Figure EV5. Ectopic expression of Lrig1 in PC12 cells expressing HA‐TrkB reduces neurite outgrowth induced by BDNF

1. Representative images of PC12 cells expressing GFP and HA‐TrkB in the presence or in the absence of Flag‐Lrig1. Cells were fixed 72 h after stimulation with BDNF. Arrows indicate neurite tips. Scale bar, 50 μm.

2. Quantification of total neurite outgrowth expressed in μm. The results are shown as mean ± SEM of n = 3 independent experiments. *P < 0.05 and **P < 0.01 by ANOVA followed by Bonferroni test.

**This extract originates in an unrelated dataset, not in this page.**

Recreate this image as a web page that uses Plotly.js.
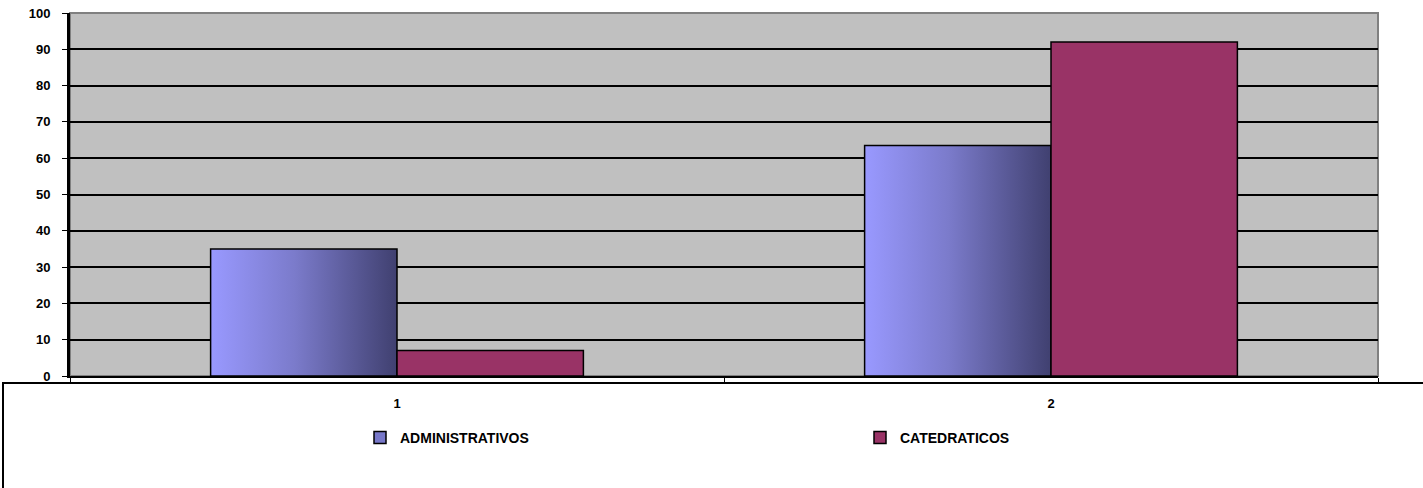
<!DOCTYPE html>
<html>
<head>
<meta charset="utf-8">
<script src="https://cdn.plot.ly/plotly-3.0.1.min.js"></script>
<style>
html,body{margin:0;padding:0;background:#fff;}
#chart{width:1423px;height:488px;}
</style>
</head>
<body>
<div id="chart"></div>
<script>
const categories = ['1', '2'];
const administrativos = [35, 63.5];
const catedraticos = [7, 92];
const seriesNames = ['ADMINISTRATIVOS', 'CATEDRATICOS'];
const yTicks = [0, 10, 20, 30, 40, 50, 60, 70, 80, 90, 100];

const font = {family: 'Arial, "Liberation Sans", sans-serif', color: '#000', size: 13, weight: 'bold'};

const traces = [
  {
    type: 'bar', name: seriesNames[0], x: categories, y: administrativos,
    marker: {color: '#7777C8', line: {color: '#000', width: 1.5}},
    hoverinfo: 'none'
  },
  {
    type: 'bar', name: seriesNames[1], x: categories, y: catedraticos,
    marker: {color: '#993366', line: {color: '#000', width: 1.5}},
    hoverinfo: 'none'
  }
];

const PW = 1423 - 70 - 45, PH = 488 - 13 - 112;

const layout = {
  width: 1423, height: 488,
  margin: {l: 70, r: 45, t: 13, b: 112, pad: 0},
  paper_bgcolor: '#ffffff',
  plot_bgcolor: '#C0C0C0',
  barmode: 'group',
  bargap: 0.43,
  bargroupgap: 0,
  font: font,
  showlegend: true,
  legend: {
    orientation: 'h', xref: 'paper', xanchor: 'left', yanchor: 'middle',
    x: (360 - 70) / PW, y: -62 / PH,
    font: {family: font.family, size: 14, weight: 'bold', color: '#000'},
    entrywidth: 455, entrywidthmode: 'pixels',
    bgcolor: 'rgba(0,0,0,0)', itemclick: false, itemdoubleclick: false
  },
  xaxis: {
    type: 'category', range: [-0.5, 1.5],
    showgrid: false, zeroline: false,
    showline: true, linecolor: '#000', linewidth: 2,
    ticks: 'outside', tickson: 'boundaries', ticklen: 4, tickcolor: '#000', tickwidth: 1,
    ticklabelstandoff: 14,
    tickfont: {family: font.family, size: 13, weight: 'bold', color: '#000'},
    fixedrange: true
  },
  yaxis: {
    range: [0, 100], tickvals: yTicks, ticktext: yTicks.map(String),
    showgrid: true, gridcolor: '#000', gridwidth: 2,
    zeroline: false,
    showline: true, linecolor: '#000', linewidth: 3,
    ticks: 'outside', ticklen: 5, tickcolor: '#000', tickwidth: 1,
    ticklabelstandoff: 9,
    tickfont: {family: font.family, size: 13, weight: 'bold', color: '#000'},
    fixedrange: true
  },
  shapes: [
    {type: 'rect', xref: 'paper', yref: 'paper', x0: 0, x1: 1, y0: 0, y1: 1,
     line: {color: '#808080', width: 2}, fillcolor: 'rgba(0,0,0,0)', layer: 'below'},
    {type: 'rect', xref: 'paper', yref: 'paper',
     x0: -67 / PW, x1: 1360 / PW, y0: -7 / PH, y1: -120 / PH,
     line: {color: '#000', width: 2}, fillcolor: 'rgba(0,0,0,0)'}
  ]
};

Plotly.newPlot('chart', traces, layout, {displayModeBar: false, staticPlot: true}).then(function (gd) {
  const svg = gd.querySelector('svg.main-svg');
  const ns = 'http://www.w3.org/2000/svg';
  let defs = svg.querySelector('defs');
  if (!defs) { defs = document.createElementNS(ns, 'defs'); svg.insertBefore(defs, svg.firstChild); }
  const grad = document.createElementNS(ns, 'linearGradient');
  grad.setAttribute('id', 'adminGrad');
  grad.setAttribute('x1', '0'); grad.setAttribute('y1', '0');
  grad.setAttribute('x2', '1'); grad.setAttribute('y2', '0');
  [['0', '#9999FF'], ['0.45', '#7B7BCB'], ['1', '#404070']].forEach(function (s) {
    const st = document.createElementNS(ns, 'stop');
    st.setAttribute('offset', s[0]); st.setAttribute('stop-color', s[1]);
    grad.appendChild(st);
  });
  defs.appendChild(grad);
  const barTraces = gd.querySelectorAll('.barlayer .trace.bars');
  if (barTraces.length) {
    barTraces[0].querySelectorAll('path').forEach(function (p) {
      p.style.fill = 'url(#adminGrad)';
    });
  }
});
</script>
</body>
</html>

Figure 7. Lrig1 downregulation enhances TrkB signaling and dendrite development of primary hippocampal neurons in responses to BDNF

1. A

   Immunoblot showing TrkB activation in hippocampal neurons cultured from Lrig1 heterozygous (+/−) and Lrig1 knockout (−/−) mice littermates treated in the absence or in the presence of BDNF (30 ng/ml) for 30 min. Reprobing of the same blot with anti‐βIII‐tubulin is shown as a loading control.

2. B

   Fold of TrkB activation relative to unstimulated control group (phospho‐TrkB at Tyr705) in hippocampal neurons cultured from Lrig1 (+/+; +/−) and Lrig1 (−/−) mice treated in the absence or in the presence of BDNF (30 ng/ml) for 30 min. Results are presented as mean ± SEM of n = 4 independent experiments (*P < 0.05 by Student's t‐test).

3. C

   Immunoblot showing MAPK activation in hippocampal neurons cultured from Lrig1 wild‐type (+/+) and Lrig1‐deficient (−/−) mice littermates treated in the absence or in the presence of BDNF (30 ng/ml) for the indicated times. Reprobing of the same blot with anti‐βIII‐tubulin is shown as a loading control. Fold of MAPK activation relative to tubulin is indicated.

4. D

   Fold of MAPK activation (P‐MAPK) relative to untreated control group in hippocampal neurons cultured from Lrig1 (+/+; +/−) and Lrig1 (−/−) mice treated in the absence or in the presence of BDNF (30 ng/ml) for 30 min. Results are presented as mean ± SEM of n = 4 independent experiments (*P < 0.05 by Student's t‐test).

5. E

   Representative images of mouse hippocampal neurons transfected at 4 DIV with either GFP‐expressing control vector or Lrig1‐shRNA‐GFP plasmid. After transfection, neurons were cultured in the absence or in the presence of BDNF (25 ng/ml) for 48 h (7 DIV). Arrows indicate branching points along the principal dendrite. Scale bar, 10 μm.

6. F–I

   Quantification of primary dendrites (F), secondary dendrites (G), total branching (H), and branching of the principal dendrite (I) of hippocampal neurons treated as indicated in (E). The results are shown as individual values and the means of a representative assay. A total of 30 neurons were analyzed per experimental condition. Similar results were obtained in n = 3 independent experiments.

7. J

   Lrig1 ^+/+ and Lrig1 ^−/− hippocampal lysates from postnatal day 11 (P11) mice were immunoblotted against phospho‐TrkB (p‐TrkB) at Tyr705 and total TrkB. Quantification (mean ± SD) of the p‐TrkB/TrkB ratio between Lrig1 ^+/+ (n = 4) and Lrig1 ^−/− (n = 3) hippocampi is also shown.